Running parallel to this betrayal was the stance on privatisation. Even after the smashing up of British Rail in the name of profit led to the avoidable carnage of Hatfield and Potters Bar, Labour, with the power to act, refused point blank to renationalise the railways. Far from it, it was under John Prescott himself that the PPP privatisation model was rolled out on London Underground until Metronet went bust midstream plunging the system into chaos and forcing a reluctant retreat. How could a rail union sign a blank cheque for Labour against that backdrop?
Even now, after losing an election and seeing polls showing that 70 per cent of the people support renationalisation, Labour offers little or nothing. They talk about the possibility of retaining the successful, publicly owned East Coast/DOR under state control but only as a ‘public sector comparator’. On the simple and straightforward question of full public ownership they remain in total and abject terror of the train companies and the Tories.
If you can’t even walk the talk in opposition we know exactly what that means from a potential Labour Government in power – absolutely nothing. Ed Miliband blew it the moment he fell into the old Blairite trap and pledged that a Labour Government would stick to this administration’s spending levels. Boxing yourself in to a spending straightjacket laid out for you by the most right-wing government in a generation highlights both a poverty of ambition and a total lack of concern for the lives of those you are depending on to bringing you to power.

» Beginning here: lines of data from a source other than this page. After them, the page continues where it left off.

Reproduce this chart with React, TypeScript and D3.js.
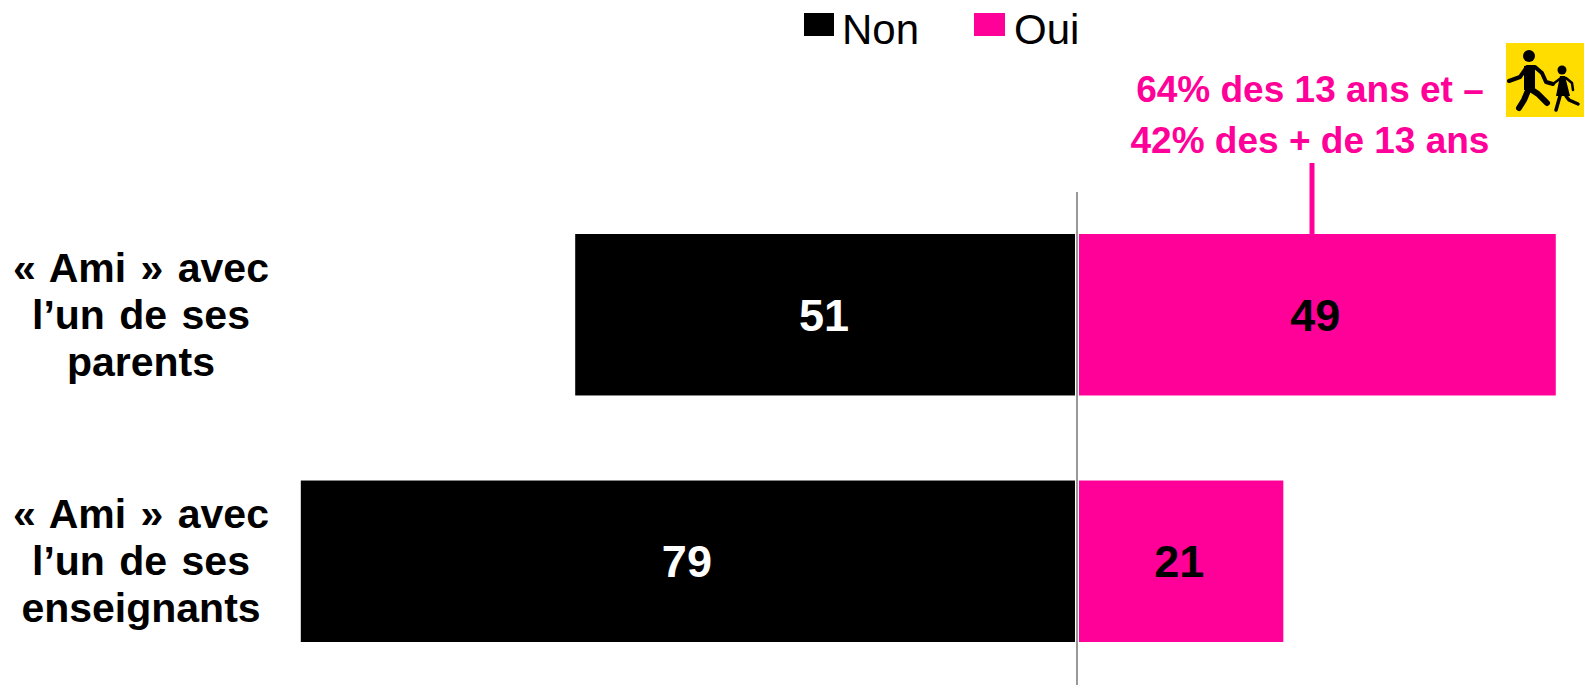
import React from "react";
import * as d3 from "d3";

const categories = ["parents", "enseignants"];
const categoryLines = [["« Ami » avec", "l’un de ses", "parents"], ["« Ami » avec", "l’un de ses", "enseignants"]];
const nonValues = [51, 79];
const ouiValues = [49, 21];
const legendLabels = ["Non", "Oui"];
const noteLines = ["64% des 13 ans et –", "42% des + de 13 ans"];
const PINK = "#FF0099";
const FONT = "'Liberation Sans', Arial, sans-serif";

const xNon = d3.scaleLinear().domain([0, 100]).range([1075, 95]);
const xOui = d3.scaleLinear().domain([0, 100]).range([1079, 2052]);
const y = d3.scaleBand().domain(categories).range([234, 642]).paddingInner(0.345).paddingOuter(0);

export default function App() {
  return (
    <svg width={1584} height={685} viewBox="0 0 1584 685"
      style={{ position: "absolute", left: 0, top: 0, display: "block", background: "#fff" }} fontFamily={FONT}>
      {categories.map((c, i) => {
        const by = y(c)!;
        const h = y.bandwidth();
        const cy = by + h / 2;
        return (
          <g key={c}>
            <rect x={xNon(nonValues[i])} y={by} width={xNon(0) - xNon(nonValues[i])} height={h} fill="#000" />
            <rect x={xOui(0)} y={by} width={xOui(ouiValues[i]) - xOui(0)} height={h} fill={PINK} />
            <text x={(xNon(nonValues[i]) + xNon(0)) / 2 - 1} y={cy + 16} textAnchor="middle" fontSize={45} fontWeight="bold" fill="#fff">{nonValues[i]}</text>
            <text x={(xOui(ouiValues[i]) + xOui(0)) / 2 - 2} y={cy + 16} textAnchor="middle" fontSize={45} fontWeight="bold" fill="#000">{ouiValues[i]}</text>
            {categoryLines[i].map((l, k) => (
              <text key={k} x={141} y={cy + 47 * (k - 1) + 14} textAnchor="middle" fontSize={41} fontWeight="bold" fill="#000" wordSpacing={3}>{l}</text>
            ))}
          </g>
        );
      })}
      <line x1={1077} x2={1077} y1={192} y2={685} stroke="#555" strokeWidth={1.2} />
      <line x1={1312} x2={1312} y1={163} y2={234} stroke={PINK} strokeWidth={5} />
      <rect x={804} y={13} width={30} height={23} fill="#000" />
      <text x={842} y={44} fontSize={42} fill="#000">{legendLabels[0]}</text>
      <rect x={974} y={13} width={31} height={23} fill={PINK} />
      <text x={1014} y={44} fontSize={42} fill="#000">{legendLabels[1]}</text>
      {noteLines.map((l, k) => (
        <text key={k} x={1310} y={102 + k * 51} textAnchor="middle" fontSize={37} fontWeight="bold" fill={PINK}>{l}</text>
      ))}
      <g>
        <rect x={1506} y={43} width={78} height={74} fill="#FFDD00" />
        <circle cx={1529} cy={56} r={6} fill="#000" />
        <path d="M1509 81 L1520 77 L1527 67 L1535 67 L1542 73 L1546 82 L1553 84" fill="none" stroke="#000" strokeWidth={4} strokeLinecap="round" strokeLinejoin="round" />
        <path d="M1529 68 L1529 88 L1524 100 L1519 108 M1529 88 L1538 94 L1547 103" fill="none" stroke="#000" strokeWidth={6} strokeLinecap="round" strokeLinejoin="round" />
        <path d="M1524 66 L1535 66 L1535 90 L1524 90 Z" fill="#000" />
        <circle cx={1562} cy={70} r={4.5} fill="#000" />
        <path d="M1553 84 L1561 78 L1566 78 L1572 83 L1573 90" fill="none" stroke="#000" strokeWidth={2.5} strokeLinecap="round" strokeLinejoin="round" />
        <path d="M1560 76 L1565 76 L1570 96 L1556 96 Z" fill="#000" />
        <path d="M1560 96 L1556 110 M1566 96 L1569 100 L1578 104" fill="none" stroke="#000" strokeWidth={3.5} strokeLinecap="round" strokeLinejoin="round" />
      </g>
    </svg>
  );
}
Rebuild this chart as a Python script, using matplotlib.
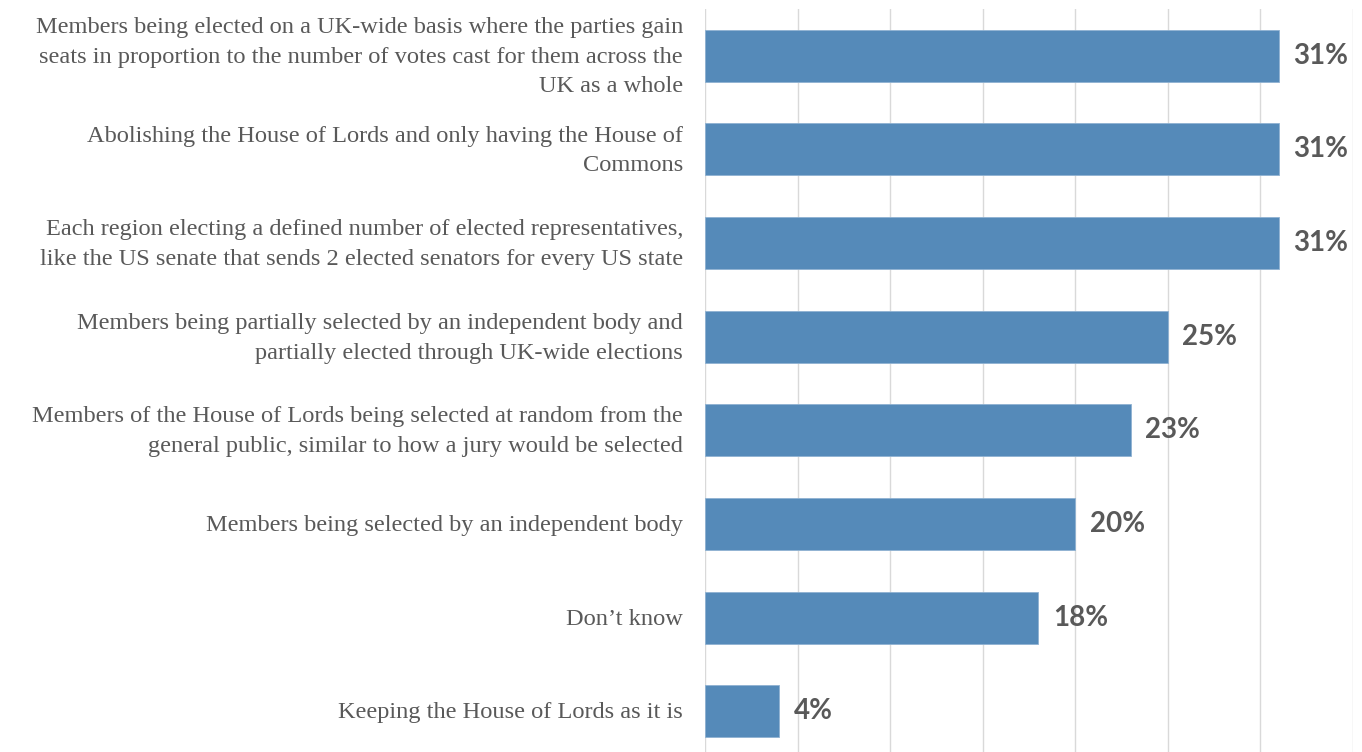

There has to be an alternative. RMT has supported, and will continue to support, TUSC candidates and our union is pledged to encourage rank-and-file, working class candidates wherever the opportunity arises. Next year, RMT will play a leading role in fielding a full slate of “NO2EU – YES TO WORKERS’ RIGHTS” candidates in every seat with the exception of Northern Ireland. That is a major political operation that will challenge both the neoliberal, pro-boss agenda of the EU and the cynical opportunism of UKIP head on.
At this year’s Durham Miners Gala, we issued a call for a new party of labour. RMT has every intention of keeping the debate and discussion going across the broad sweep of the labour, trade union, environmental and social justice movements about what that new political operation should stand for and what it should look like. I hope that you will engage with us in those discussions.